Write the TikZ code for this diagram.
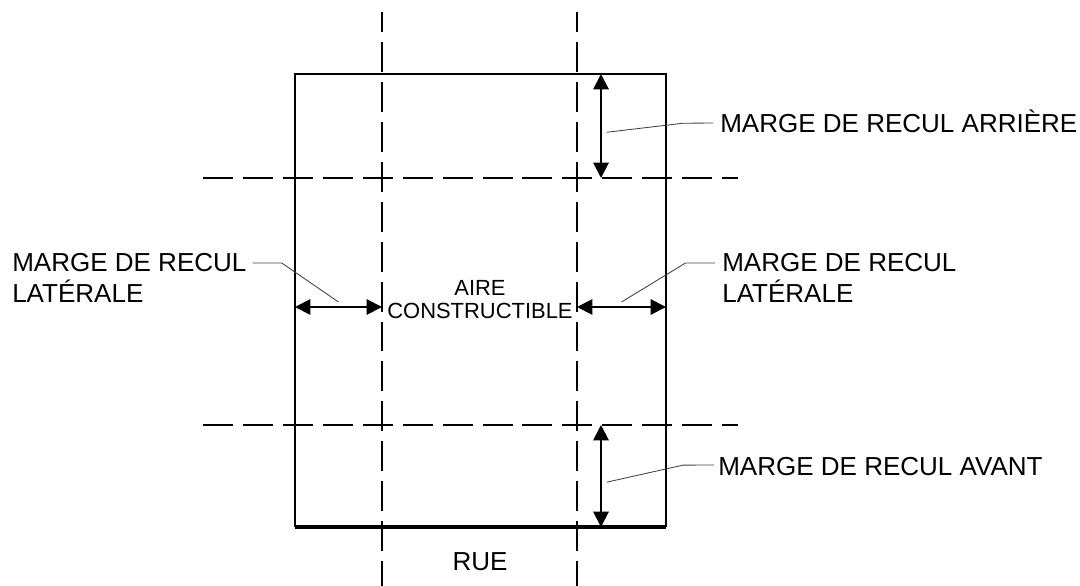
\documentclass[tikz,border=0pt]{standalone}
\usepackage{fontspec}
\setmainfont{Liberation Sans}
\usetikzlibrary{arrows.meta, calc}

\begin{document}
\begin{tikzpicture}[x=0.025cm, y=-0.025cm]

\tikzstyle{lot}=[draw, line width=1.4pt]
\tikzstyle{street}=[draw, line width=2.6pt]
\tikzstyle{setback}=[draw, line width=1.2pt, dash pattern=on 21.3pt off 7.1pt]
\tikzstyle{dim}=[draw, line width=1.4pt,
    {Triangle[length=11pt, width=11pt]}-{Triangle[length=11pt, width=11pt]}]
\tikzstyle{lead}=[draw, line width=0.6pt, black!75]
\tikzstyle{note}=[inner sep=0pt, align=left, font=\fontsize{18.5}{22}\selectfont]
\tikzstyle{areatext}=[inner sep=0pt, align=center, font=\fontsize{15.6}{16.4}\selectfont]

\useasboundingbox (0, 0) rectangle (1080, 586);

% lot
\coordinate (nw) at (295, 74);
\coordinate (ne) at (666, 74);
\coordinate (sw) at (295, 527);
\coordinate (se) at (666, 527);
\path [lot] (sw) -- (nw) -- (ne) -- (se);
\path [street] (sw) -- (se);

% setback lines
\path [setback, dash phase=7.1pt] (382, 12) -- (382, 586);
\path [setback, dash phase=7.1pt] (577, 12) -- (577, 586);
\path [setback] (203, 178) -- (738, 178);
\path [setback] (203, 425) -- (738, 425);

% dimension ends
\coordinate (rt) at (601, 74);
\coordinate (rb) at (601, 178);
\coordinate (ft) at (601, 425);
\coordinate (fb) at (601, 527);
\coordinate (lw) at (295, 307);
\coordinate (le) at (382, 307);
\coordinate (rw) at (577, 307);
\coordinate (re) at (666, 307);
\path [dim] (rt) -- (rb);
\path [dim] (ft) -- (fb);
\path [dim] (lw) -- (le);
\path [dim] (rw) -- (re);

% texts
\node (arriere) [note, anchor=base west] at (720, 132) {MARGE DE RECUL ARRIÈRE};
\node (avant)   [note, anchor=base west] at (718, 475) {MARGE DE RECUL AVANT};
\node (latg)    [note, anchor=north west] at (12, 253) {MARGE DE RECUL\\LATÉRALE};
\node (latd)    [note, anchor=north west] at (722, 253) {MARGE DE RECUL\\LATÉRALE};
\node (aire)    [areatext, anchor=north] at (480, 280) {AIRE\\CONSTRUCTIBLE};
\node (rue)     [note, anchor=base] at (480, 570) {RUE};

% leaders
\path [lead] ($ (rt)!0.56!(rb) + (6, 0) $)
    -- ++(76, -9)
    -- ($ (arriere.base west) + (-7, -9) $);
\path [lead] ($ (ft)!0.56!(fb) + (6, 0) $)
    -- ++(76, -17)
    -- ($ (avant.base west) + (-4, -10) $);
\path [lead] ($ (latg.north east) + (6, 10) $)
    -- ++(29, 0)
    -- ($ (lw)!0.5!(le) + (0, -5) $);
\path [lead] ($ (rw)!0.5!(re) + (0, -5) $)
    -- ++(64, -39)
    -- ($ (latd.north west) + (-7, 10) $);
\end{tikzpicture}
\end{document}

============================================================

Copy nothing but the lines from the top of the material through the line holding "rectangle (1080, 586);", exactly as written; omit pictures.

- _Task output_:
Write the TikZ code for this diagram.
\documentclass[tikz,border=0pt]{standalone}
\usepackage{fontspec}
\setmainfont{Liberation Sans}
\usetikzlibrary{arrows.meta, calc}

\begin{document}
\begin{tikzpicture}[x=0.025cm, y=-0.025cm]

\tikzstyle{lot}=[draw, line width=1.4pt]
\tikzstyle{street}=[draw, line width=2.6pt]
\tikzstyle{setback}=[draw, line width=1.2pt, dash pattern=on 21.3pt off 7.1pt]
\tikzstyle{dim}=[draw, line width=1.4pt,
    {Triangle[length=11pt, width=11pt]}-{Triangle[length=11pt, width=11pt]}]
\tikzstyle{lead}=[draw, line width=0.6pt, black!75]
\tikzstyle{note}=[inner sep=0pt, align=left, font=\fontsize{18.5}{22}\selectfont]
\tikzstyle{areatext}=[inner sep=0pt, align=center, font=\fontsize{15.6}{16.4}\selectfont]

\useasboundingbox (0, 0) rectangle (1080, 586);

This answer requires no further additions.